The Romantic Catholic revival that swept France in the early nineteenth century gave rise to the Ultramontane movement which eventually papalized the church. Enthusiastic ultramontane converts like Henri-Dominique Lacordaire and Louis Veuillot brought new energy and vision to the church, but they clashed with descendants of older Catholics who had survived the Revolution and hoped to preserve something of the church’s historic connection to France. At Vatican I, the French minority bishops shared those hopes. Pius IX denounced them for looking back to a gone forever French past.
In these two examples, embodied and deeply held ways of being Catholic faced off. Questions flew from both sides about who were the real Catholics.In the long view, neither of these polarized pairs produced a clear “winner.” In historical change’s hybridizing manner, new and unexpected results came about in both cases. Though they serve us as cautionary tales, neither historical example shows us a way forward to a post-Westphalian church.
That’s where you come in. I can look in my rear view mirror and see my church and my world receding in the distance. But I also see you. One of my greatest joys has been following each of you from application to graduation to your work in church and world. The immensity of the challenges we face reminds me of another period of tremendous religious and social energy and creativity, the 1930s. Along with rampant capitalists, staggering economic depression, and distorted nationalisms around the world, it also gave us Dorothy Day and many other heroic figures.

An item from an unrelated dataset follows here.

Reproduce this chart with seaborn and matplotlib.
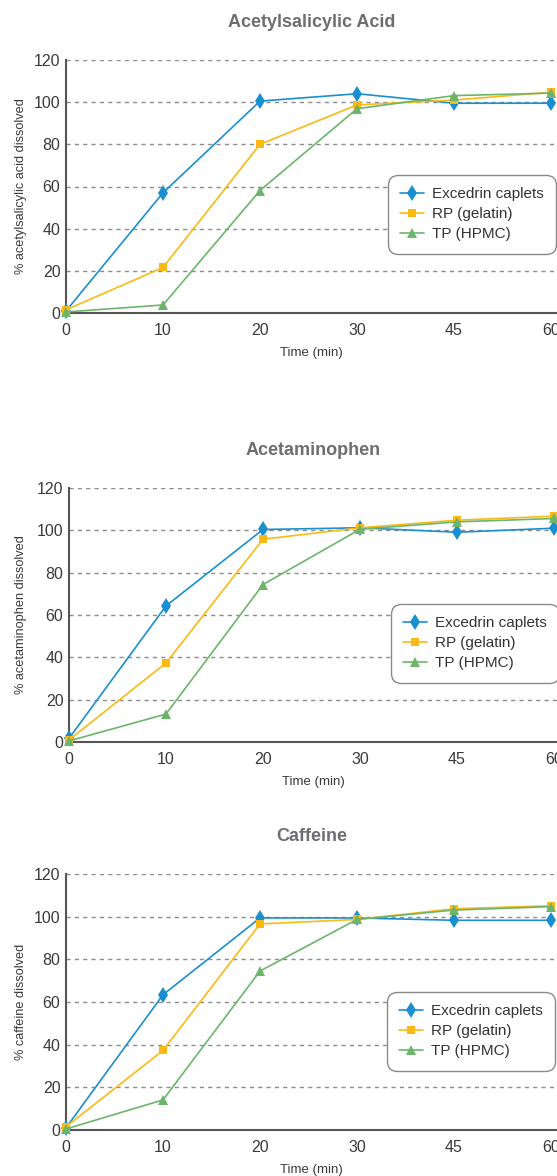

From climate and migration, extreme economic disparity, and the neo-liberals who profit from them, to sexual abuse in the church with no seeming end, our challenges can appear paralyzing. But they are giving rise to new movements that will need organic intellectuals. UD’s new Ferree Chair captures our moment in a recent talk called “Blessed Beginnings.” Kelly Johnson has just the words post-Westphalian theologians need to hear:
So I’m here to tell myself and to tell you: this is a good time to be alive. This is a good time for us to be right here, to be together, to be uncertain, to be fragile, not to be in control of our world, and to act boldly in love anyway. We are in trouble, and loving God will get us into more trouble. That’s what it is to be a human creature in this broken world that is so loved by God. That’s a good gift.